I do it each time I need a temporary variable. I hate variables that exist but are not used, they make it harder to read the code, you need to track temporaries through all the code to confirm that they are temporaries. So even if I have just two local variables (not "a lot of") and one of them is temporary, I'd probably localize the temporary one even further into its own block. What really matters is a code readability: if the function has just three lines, it doesn't matter, but it becomes really ugly if a lifetime of a variable overshoots its usefulness for 20 lines of a dense code.
The other thing is mutability/immutability: you can drop mutability when returning a value from a block. Mutability makes reasoning harder, so dropping it when you don't need it anymore is a noble deed. It can and will reduce the complexity of reading the code. You'll thank yourself many times later, when faced with necessity to reread your own code.

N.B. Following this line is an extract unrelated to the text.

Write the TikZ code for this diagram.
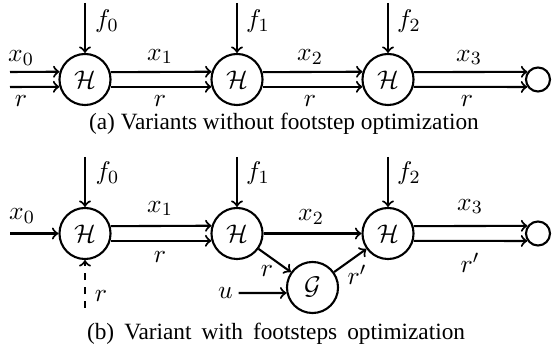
\documentclass[tikz,border=0pt]{standalone}
\usepackage{fontspec}
\setmainfont{Liberation Serif}
\begin{document}
\begin{tikzpicture}[x=0.429pt,y=-0.429pt,line width=0.9pt,
  hnode/.style={draw,circle,minimum size=21.9pt,inner sep=0pt,font=\fontsize{11}{13}\selectfont},
  endnode/.style={draw,circle,minimum size=10.3pt,inner sep=0pt},
  lbl/.style={inner sep=0pt,font=\fontsize{11}{13}\selectfont},
  arr/.style={->},
  captext/.style={inner sep=0pt,font=\fontsize{10}{12}\selectfont}
]
\useasboundingbox (0,0) rectangle (552,356);
% ---------- top diagram ----------
\node[hnode] (a1) at (85,79.5) {$\mathcal{H}$};
\node[hnode] (a2) at (237,79.5) {$\mathcal{H}$};
\node[hnode] (a3) at (388,79.5) {$\mathcal{H}$};
\node[endnode] (a4) at (538,79.5) {};
\coordinate (a0u) at (10,72);
\coordinate (a0l) at (10,87);
\coordinate (fa1) at (85,3);
\coordinate (fa2) at (237,3);
\coordinate (fa3) at (388,3);
\draw[arr] (fa1) -- (a1.north);
\draw[arr] (fa2) -- (a2.north);
\draw[arr] (fa3) -- (a3.north);
\draw[arr] (a0u) -- (a1.163.6);
\draw[arr] (a0l) -- (a1.196.4);
\draw[arr] (a1.16.4) -- (a2.163.6);
\draw[arr] (a1.-16.4) -- (a2.196.4);
\draw[arr] (a2.16.4) -- (a3.163.6);
\draw[arr] (a2.-16.4) -- (a3.196.4);
\draw[arr] (a3.16.4) -- (a4.144.6);
\draw[arr] (a3.-16.4) -- (a4.215.4);
\node[lbl] (tf0) at (107,21.5) {$f_0$};
\node[lbl] (tf1) at (258,21.5) {$f_1$};
\node[lbl] (tf2) at (409,21.5) {$f_2$};
\node[lbl] (tx0) at (21,58) {$x_0$};
\node[lbl] (tr0) at (21,101) {$r$};
\node[lbl] (tx1) at (160,56.5) {$x_1$};
\node[lbl] (tr1) at (160,101) {$r$};
\node[lbl] (tx2) at (310,57) {$x_2$};
\node[lbl] (tr2) at (310,101) {$r$};
\node[lbl] (tx3) at (469,57.5) {$x_3$};
\node[lbl] (tr3) at (467,101) {$r$};
\node[captext,anchor=west] (capa) at (88,124) {(a) Variants without footstep optimization};
% ---------- bottom diagram ----------
\node[hnode] (b1) at (85,233.5) {$\mathcal{H}$};
\node[hnode] (b2) at (237,233.5) {$\mathcal{H}$};
\node[hnode] (b3) at (388,233.5) {$\mathcal{H}$};
\node[endnode] (b4) at (538,233.5) {};
\node[hnode] (g) at (312.5,287.5) {$\mathcal{G}$};
\coordinate (b0) at (10,233.5);
\coordinate (fb1) at (85,157);
\coordinate (fb2) at (237,157);
\coordinate (fb3) at (388,157);
\coordinate (rb) at (85,308);
\draw[arr] (fb1) -- (b1.north);
\draw[arr] (fb2) -- (b2.north);
\draw[arr] (fb3) -- (b3.north);
\draw[arr] (b0) -- (b1);
\draw[arr,dashed] (rb) -- (b1.south);
\draw[arr] (b1.16.4) -- (b2.163.6);
\draw[arr] (b1.-16.4) -- (b2.196.4);
\draw[arr] (b2) -- (b3);
\draw[arr] (b2) -- (g);
\draw[arr] (g) -- (b3);
\draw[arr] (b3.16.4) -- (b4.144.6);
\draw[arr] (b3.-16.4) -- (b4.215.4);
\node[lbl] (u) at (225.5,293) {$u$};
\draw[arr] ([xshift=2pt]u.east) -- (g.192);
\node[lbl] (bf0) at (107.5,173.5) {$f_0$};
\node[lbl] (bf1) at (258,173.5) {$f_1$};
\node[lbl] (bf2) at (409,173.5) {$f_2$};
\node[lbl] (bx0) at (22,216) {$x_0$};
\node[lbl] (bx1) at (160,208.5) {$x_1$};
\node[lbl] (br1) at (160,257) {$r$};
\node[lbl] (bx2) at (311,217) {$x_2$};
\node[lbl] (bx3) at (470,206.5) {$x_3$};
\node[lbl] (br3) at (470,263) {$r'$};
\node[lbl] (brd) at (101,296) {$r$};
\node[lbl] (brg) at (267,271) {$r$};
\node[lbl] (brp) at (357,275) {$r'$};
\node[captext,anchor=west] (capb) at (86,334) {\spaceskip=4.3pt (b) Variant with footsteps optimization};
\end{tikzpicture}
\end{document}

There is a code and there is the process of devising the code. You cannot understand the former without reverse engineering the latter. So, when you write code, the more of your intentions are encoded somehow in your code, the easier it will be to read your code. If you create temporary variables just to parse config with the final goal to get the parsed config in a variable, then you'd better encode it. You can add comments, like "we need to parse config and for that we need three temporary variables", or you can localize those three temporary variables in a block.
This is a great addition to the best patterns and practices in Rust. Worth noting and using. In JavaScript there's the proposal of "do expressions" which accomplish the same.
Obligatory use: it’s a block I guess
Voluntary use: I know this one. It’s a pattern now.